Last week, while I was sick, my motivation reached sub zero temperatures. In fact, it disappeared, and unlike Arnie, it didn’t shout ‘I’ll be back!’

I tried to coax it, used every trick from my motivational books including planning and goal setting, treated myself to lovely food, took it easy…still, my motivation was gone. This, of course, is bad when you are self-employed and have to bring home the bacon.

I tried to use creative visualisation, imagining myself as an energetic, successful and wealthy crafter – that lasted five minutes, and I was in deep slumber on my sofa.

I was desperate for somebody to feed me motivation with a big wooden spoon, because I kept lying postrated on my bed, reading chick lit from years back, and eating nuts.

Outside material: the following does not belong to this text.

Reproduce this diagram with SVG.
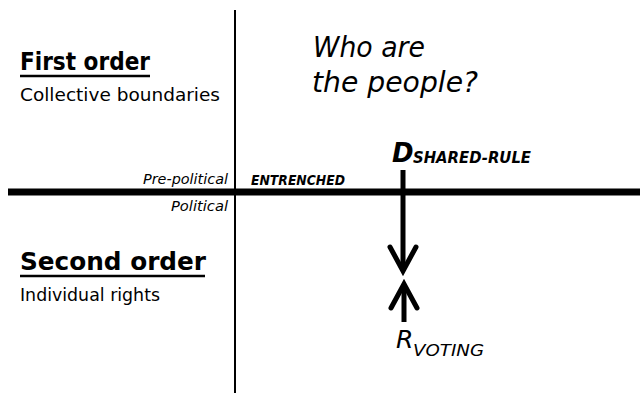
<svg xmlns="http://www.w3.org/2000/svg" width="640" height="393" viewBox="0 0 640 393">
<style>
text{font-family:"DejaVu Sans","Noto Sans",sans-serif;fill:#000}
.h{font-size:25px;font-weight:bold}
.s{font-size:17px}
.q{font-size:28px;font-style:italic}
.sm{font-size:14.5px;font-style:italic}
.bi{font-weight:bold;font-style:italic}
.ln{stroke:#000;fill:none}
</style>
<rect width="640" height="393" fill="#fff"/>
<g id="axes">
<line class="ln" x1="235" y1="10" x2="235" y2="393" stroke-width="2"/>
<line class="ln" x1="8" y1="192" x2="640" y2="192" stroke-width="7"/>
</g>
<g id="first-order">
<text class="h" x="20" y="70" textLength="130" lengthAdjust="spacingAndGlyphs">First order</text>
<line class="ln" x1="20" y1="76" x2="150" y2="76" stroke-width="2.5"/>
<text class="s" x="20" y="101" textLength="200" lengthAdjust="spacingAndGlyphs">Collective boundaries</text>
</g>
<g id="second-order">
<text class="h" x="20" y="270" textLength="186" lengthAdjust="spacingAndGlyphs">Second order</text>
<line class="ln" x1="20" y1="276" x2="205" y2="276" stroke-width="2.5"/>
<text class="s" x="20" y="301" textLength="140" lengthAdjust="spacingAndGlyphs">Individual rights</text>
</g>
<g id="question">
<text class="q" x="313" y="57" textLength="112" lengthAdjust="spacingAndGlyphs">Who are</text>
<text class="q" x="312" y="92" textLength="166" lengthAdjust="spacingAndGlyphs">the people?</text>
</g>
<g id="labels">
<text class="sm" x="228" y="184" text-anchor="end" textLength="85" lengthAdjust="spacingAndGlyphs">Pre-political</text>
<text class="sm" x="228" y="211" text-anchor="end" textLength="57" lengthAdjust="spacingAndGlyphs">Political</text>
<text class="bi" x="251" y="185" font-size="13.5" textLength="94" lengthAdjust="spacingAndGlyphs">ENTRENCHED</text>
</g>
<g id="d-shared-rule">
<text class="bi" x="392" y="162" font-size="26">D</text>
<text class="bi" x="413" y="163" font-size="15" textLength="118" lengthAdjust="spacingAndGlyphs">SHARED-RULE</text>
</g>
<g id="r-voting">
<text x="396" y="348" font-size="25" font-style="italic">R</text>
<text x="413" y="356" font-size="16" font-style="italic" textLength="71" lengthAdjust="spacingAndGlyphs">VOTING</text>
</g>
<g id="connectors">
<line class="ln" x1="403" y1="170" x2="403" y2="271" stroke-width="5"/>
<polyline class="ln" points="390,247 403,271 416,247" stroke-width="5" stroke-linecap="round" stroke-linejoin="miter"/>
<line class="ln" x1="404" y1="284" x2="404" y2="322" stroke-width="5"/>
<polyline class="ln" points="391,308 404,284 417,308" stroke-width="5" stroke-linecap="round" stroke-linejoin="miter"/>
</g>
</svg>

My knitting was abandoned, my spindle hadn’t been twirled in weeks, and my sewing basket was overflowing.

Even the prospect of new yarn only caused a mild fluttering of eyelashes.

On Saturday morning I wrote a song about why I want to be my neighbour’s dog.
(It is actually funny.)

Things were bad!

OK, I did have some kind of virus, but this seemed to have turned into a motivational crisis, a creative blank, and the desire to sleep all day. Maybe I was knitted-out, but maybe I just needed to get a kick in the proverbial…?

However, motivation suddenly has returned! Not with all guns blazing like Arnie, more with a tentative ‘hello everybody’, but yes, it is back.

Hear the clicking of knitting needles and the whirring of the spindle!

Hurray!

Wednesday 1 June 2011

A Crafty Collaboration!



Last week, Sue from Amazing Beads wrote on the Fondelifair website about her Scottish Mountain Sheep. This lead to comments going back and forth about sheep and wool, and as a result, a few days later, a big parcel winged its way to my door.

Wool! Real sheepy goodness!

Sue had warned me that it was smelly, and yes, the wool was very…erm… fragrant, but I was too excited to worry if my neighbours thought I was hiding a flock of sheep in my flat.

I washed the wool in a bucket first, and then in my bath tub. I washed it quite a few times, and afterwards sat in the kitchen and picked the twigs and the lumps of soil out of the fibre.

It was hard work (very labour intensive), but also very satisfying. It would have been easier, however, if I had an extra utility room, because there was fibre everywhere, and some later made its way into my dinner… Also, I think if you wash wool in bulk, you need better equipment and a proper comb.

I decided to do some wool dyeing, and  separated the whitest wool from the rest, and left it to dry. That’s the wool I want to spin undyed. The other wool was divided up in heaps, and I dyed it in bright textile dye I had left from dyeing cotton yarn about two years ago.


I never dyed sheep’s wool before but remembered with a shudder that I once ruined a natural white Aran jumper which I tried to dye black!  This time, I did  much better, but know now, that I probably should have used some proper wool dye. The colours came out rather pale, and I had the feeling that the fibre didn’t really soak up the dye. My attempts to tie dye also did not work – there were no groovy stripes and shapes on the fibre. However, there is a lovely effect in that some of the tips are darker than the rest of the fibre.


I have now a big pile of colourful wool  still drying in my bathroom, thanks to Sue and Fondelifair!